February 15, 2011: Recently, we hired a team of water quality and engineering experts to conduct a technical peer review of a key Georgia-Pacific (GP) study that is being used to validate the need for a pipeline to the St. Johns River. The results of this independent engineering analysis indicate that the Georgia-Pacific study is incomplete and does not adequately address important questions regarding GP’s wastewater effluent and treatment ponds.  The peer review recommends that a final decision regarding the proposed pipeline should be immediately put on hold until a more comprehensive and independent technical-economic analysis can be performed.

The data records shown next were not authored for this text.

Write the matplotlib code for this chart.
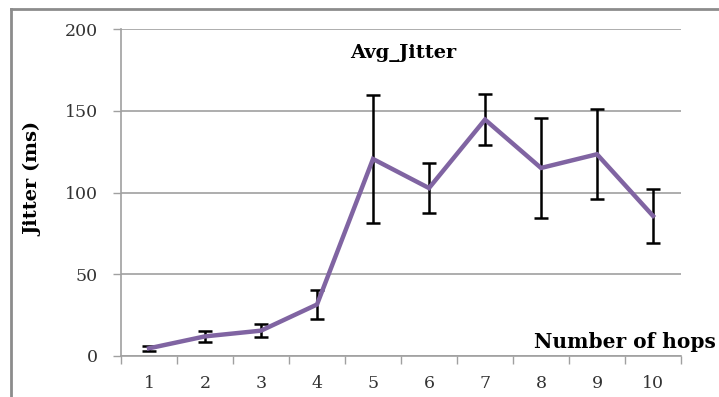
import numpy as np
import matplotlib.pyplot as plt
from matplotlib.ticker import FixedLocator, NullFormatter

# data
hops = [1, 2, 3, 4, 5, 6, 7, 8, 9, 10]
jitter = [4.7, 12.0, 15.5, 31.5, 120.5, 102.7, 144.6, 115.0, 123.4, 85.7]
jitter_err = [1.6, 3.3, 3.9, 8.6, 39.0, 15.4, 15.5, 30.7, 27.5, 16.7]

fig = plt.figure(figsize=(7.19, 3.97), dpi=100)
# outer chart frame (left and top edges only visible)
fig.add_artist(plt.Line2D([11 / 719, 11 / 719], [0, 1 - 9 / 397], color='#8c8c8c', lw=2))
fig.add_artist(plt.Line2D([11 / 719, 1], [1 - 9 / 397, 1 - 9 / 397], color='#8c8c8c', lw=2))

ax = fig.add_axes([121 / 719, 1 - 356 / 397, 560 / 719, 327 / 397])

x = np.arange(len(hops))
ax.errorbar(x, jitter, yerr=jitter_err, fmt='none', ecolor='black', elinewidth=1.8,
            capsize=4.7, capthick=1.8, zorder=2)
ax.plot(x, jitter, color='#8064a2', lw=3.2, zorder=3, solid_joinstyle='miter')

ax.set_xlim(-0.5, len(hops) - 0.5)
ax.set_ylim(0, 200)
ax.set_yticks([0, 50, 100, 150, 200])
ax.grid(axis='y', color='#a0a0a0', lw=1.2)
ax.set_axisbelow(True)

# category boundaries as major ticks, labels on minor ticks at centers
ax.xaxis.set_major_locator(FixedLocator(np.arange(-0.5, len(hops), 1.0)))
ax.xaxis.set_major_formatter(NullFormatter())
ax.xaxis.set_minor_locator(FixedLocator(x))
ax.set_xticklabels([str(h) for h in hops], minor=True)
ax.tick_params(axis='x', which='major', length=5.5, width=1, color='#a0a0a0')
ax.tick_params(axis='x', which='minor', length=0, pad=14)
ax.tick_params(axis='y', length=5.8, width=1, color='#a0a0a0', pad=11)

for lab in ax.get_xticklabels(minor=True) + ax.get_yticklabels():
    lab.set_fontfamily('DejaVu Serif')
    lab.set_fontsize(12.5)
    lab.set_color('#333333')

for s in ['top', 'right']:
    ax.spines[s].set_visible(False)
for s in ['left', 'bottom']:
    ax.spines[s].set_color('#a0a0a0')
    ax.spines[s].set_linewidth(1.2)

fig.text(403 / 719, 1 - 53 / 397, 'Avg_Jitter', ha='center', va='center',
         fontfamily='DejaVu Serif', fontweight='bold', fontsize=14)
fig.text(716 / 719, 1 - 342 / 397, 'Number of hops', ha='right', va='center',
         fontfamily='DejaVu Serif', fontweight='bold', fontsize=14.5)
fig.text(33 / 719, 1 - 179 / 397, 'Jitter (ms)', ha='center', va='center', rotation=90,
         fontfamily='DejaVu Serif', fontweight='bold', fontsize=14)

fig.savefig('out.png', dpi=100)
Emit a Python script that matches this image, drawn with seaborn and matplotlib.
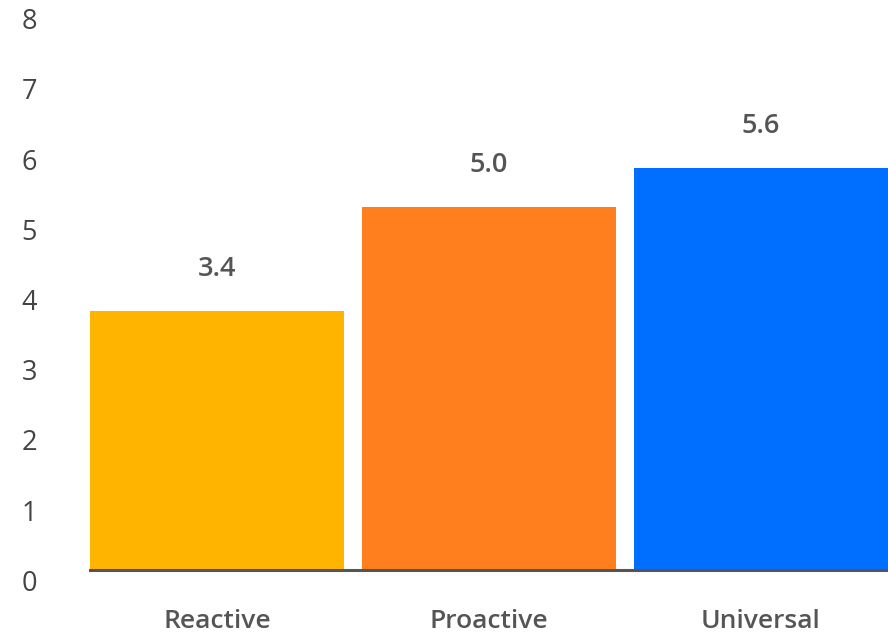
import matplotlib
matplotlib.use("Agg")
import matplotlib.pyplot as plt
import seaborn as sns
import pandas as pd

# Data
categories = ["Reactive", "Proactive", "Universal"]
bar_heights = [3.69, 5.17, 5.72]
value_labels = ["3.4", "5.0", "5.6"]
bar_colors = ["#FFB400", "#FF7F1F", "#006FFF"]
y_ticks = [0, 1, 2, 3, 4, 5, 6, 7, 8]

df = pd.DataFrame({"category": categories, "height": bar_heights})

sns.set_theme(style="white")
plt.rcParams["font.family"] = ["Open Sans", "DejaVu Sans"]

fig = plt.figure(figsize=(8.88, 6.34), dpi=100)
ax = fig.add_axes([90 / 888, 64 / 634, 798 / 888, 562 / 634])

sns.barplot(
    data=df,
    x="category",
    y="height",
    hue="category",
    palette=bar_colors,
    legend=False,
    saturation=1,
    width=0.934,
    linewidth=0,
    ax=ax,
)

# value labels above the bars
for cont, txt in zip(ax.containers, value_labels):
    ax.bar_label(cont, labels=[txt], padding=20, fontsize=19.5,
                 fontweight="semibold", color="#555555")

ax.set_xlim(-0.467, 2.467)
ax.set_ylim(0, 8)
ax.set_yticks(y_ticks)
ax.set_xlabel("")
ax.set_ylabel("")

for side in ["top", "right", "left"]:
    ax.spines[side].set_visible(False)
ax.spines["bottom"].set_color("#555555")
ax.spines["bottom"].set_linewidth(2.2)
ax.spines["bottom"].set_zorder(5)

ax.tick_params(axis="y", length=0, pad=38, labelsize=19.5, labelcolor="#444444")
ax.tick_params(axis="x", length=0, pad=28, labelsize=19, labelcolor="#555555")
for lbl in ax.get_yticklabels():
    lbl.set_verticalalignment("top")
for lbl in ax.get_xticklabels():
    lbl.set_fontweight("semibold")

fig.savefig("out.png", dpi=100)
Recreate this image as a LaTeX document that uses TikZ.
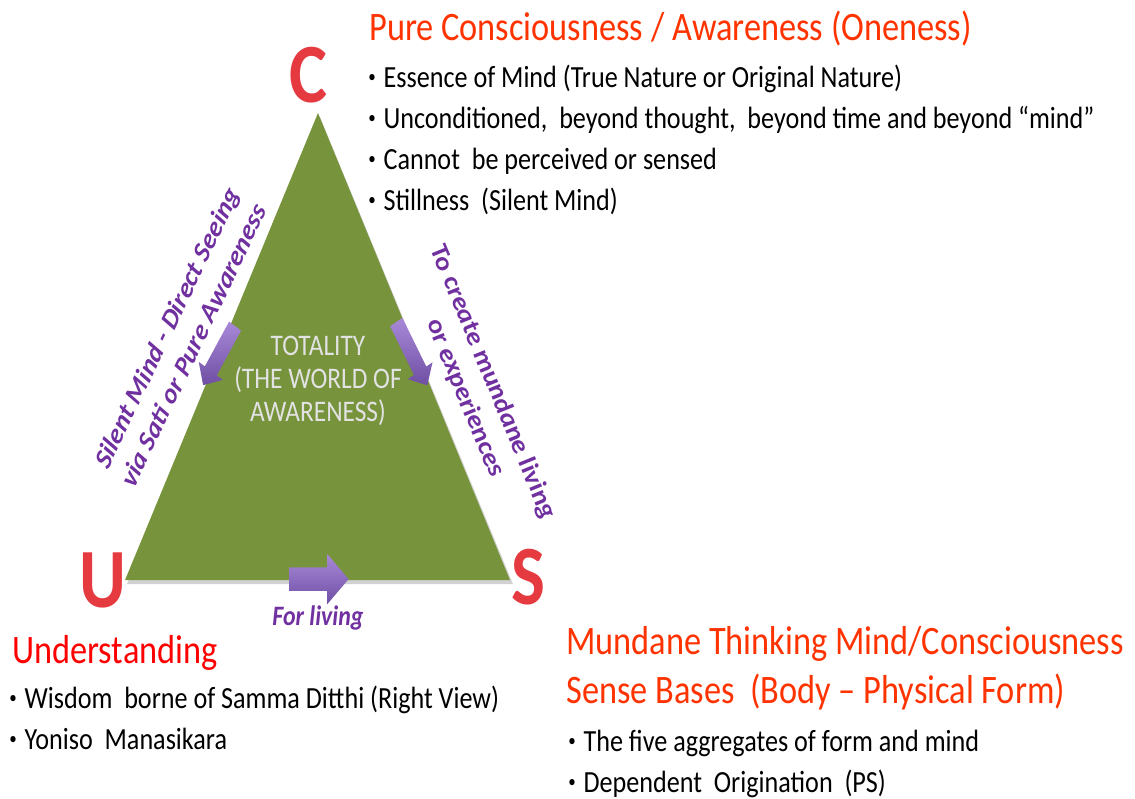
\documentclass[tikz,border=0pt]{standalone}
\usepackage{fontspec}
\setmainfont{Carlito}
\usetikzlibrary{shapes.arrows}

\definecolor{trigreen}{HTML}{77933C}
\definecolor{headred}{HTML}{FF3300}
\definecolor{undred}{HTML}{FF0000}
\definecolor{sidepurple}{HTML}{7030A0}
\definecolor{arrowlight}{HTML}{A889D8}
\definecolor{arrowdark}{HTML}{6F4FA3}
\definecolor{letterred}{HTML}{E53A40}
\definecolor{totalgray}{HTML}{E2E2E2}

% small list bullet
\newcommand\bul{\raisebox{0.32ex}{\fontsize{10}{10}\selectfont\textbullet}\hspace{0.3em}}

\begin{document}
\begin{tikzpicture}[x=0.023529cm, y=-0.02cm, xscale=0.85,
  every node/.style={transform shape, inner sep=0pt},
  txt/.style={anchor=base west, font=\fontsize{17.5}{21}\selectfont},
  head/.style={anchor=base west, text=headred, font=\fontsize{23}{27}\selectfont},
  vtx/.style={text=letterred, font=\fontsize{48}{48}\selectfont\bfseries},
  side/.style={text=sidepurple, align=center, font=\fontsize{16.5}{20.5}\selectfont\bfseries\itshape},
  blockarrow/.style={single arrow, draw=none, top color=arrowlight, bottom color=arrowdark,
    minimum width=0.66cm, inner sep=0.16cm, single arrow head extend=0.17cm,
    single arrow head indent=0pt}]
  \useasboundingbox (0,0) rectangle (1135,798);

  % the triangle
  \coordinate (top) at (318,113);
  \coordinate (bl) at (125,580);
  \coordinate (br) at (510,580);
  \fill[black!18] (320,117) -- (127,584) -- (513,584) -- cycle;
  \fill[trigreen] (top) -- (bl) -- (br) -- cycle;
  \node[text=totalgray, align=center, font=\fontsize{17}{18.7}\selectfont] (total) at (318,381)
    {TOTALITY\\(THE WORLD OF\\AWARENESS)};

  % corner letters
  \node[vtx] (c) at (308,75) {C};
  \node[vtx] (u) at (103,580) {U};
  \node[vtx] (s) at (528,577) {S};

  % arrows along the sides
  \node[blockarrow, minimum height=1.4cm, rotate=-122.5] (al) at (221,352) {};
  \node[blockarrow, minimum height=1.46cm, rotate=-60] (ar) at (410,350) {};
  \node[blockarrow, minimum height=1.39cm, minimum width=1.0cm, inner sep=0.23cm,
    single arrow head extend=0.27cm] (ab) at (314,579) {};

  \node[side, rotate=60.7] (lside) at (180,336)
    {Silent Mind - Direct Seeing\\via Sati or Pure Awareness};
  \node[side, rotate=-64] (rside) at (479,390)
    {To create mundane living\\or experiences};
  \node[side, font=\fontsize{16}{18}\selectfont\bfseries\itshape] (bside) at (318,618) {For living};

  % C
  \node[head] (pure) at (369,40) {Pure Consciousness / Awareness (Oneness)};
  \node[txt] (c1) at (368,87) {\bul Essence of Mind (True Nature or Original Nature)};
  \node[txt] (c2) at (368,128) {\bul Unconditioned,~ beyond thought,~ beyond time and beyond “mind”};
  \node[txt] (c3) at (368,169) {\bul Cannot~ be perceived or sensed};
  \node[txt] (c4) at (368,210) {\bul Stillness~ (Silent Mind)};

  % U
  \node[head, text=undred] (und) at (12,663) {Understanding};
  \node[txt] (u1) at (9,708) {\bul Wisdom~ borne of Samma Ditthi (Right View)};
  \node[txt] (u2) at (9,749) {\bul Yoniso~ Manasikara};

  % S
  \node[head] (mund) at (566,654) {Mundane Thinking Mind/Consciousness};
  \node[head] (sense) at (566,703) {Sense Bases~ (Body – Physical Form)};
  \node[txt] (s1) at (568,751) {\bul The five aggregates of form and mind};
  \node[txt] (s2) at (568,792) {\bul Dependent~ Origination~ (PS)};
\end{tikzpicture}
\end{document}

The Georgia-Pacific (GP) paper mill in Palatka has been discharging its wastewater into Rice Creek, a tributary of the St. Johns, since 1947. The mill can no longer meet water quality standards in Rice Creek, so GP plans to build a nearly 4-mile long pipeline to divert its wastewater into the heart of the St. Johns River.

In 2009, Georgia-Pacific retained Brown and Caldwell (BC) to complete a “Wastewater Treatment Alternatives Evaluation” (Technical Memorandum 3) of the Palatka mill to determine the feasibility and capability of wastewater treatment alternatives that would allow GP to continue to discharge to Rice Creek. The Brown and Caldwell study, published in July 2010, failed to identify any cost-effective treatment alternatives, instead suggesting that the pipeline to the St. Johns River was the preferred option.

For years, we have contended that viable, cost-effective alternatives to the pipeline exist that have not been fully evaluated by Georgia-Pacific or the Florida Department of Environmental Protection (FDEP).  As a result, we retained Greenovative Design and Engineering, LLC (GDE) to conduct an objective technical and economic appraisal of the Brown and Caldwell study (Technical Memorandum 3).

According to the GDE technical peer review, Brown and Caldwell (BC) did not fully evaluate all available alternatives, and instead seemed to focus on those technologies that are not particularly feasible.  We believe that the GDE analysis exposes the shortcomings of the GP study and validates many of our concerns.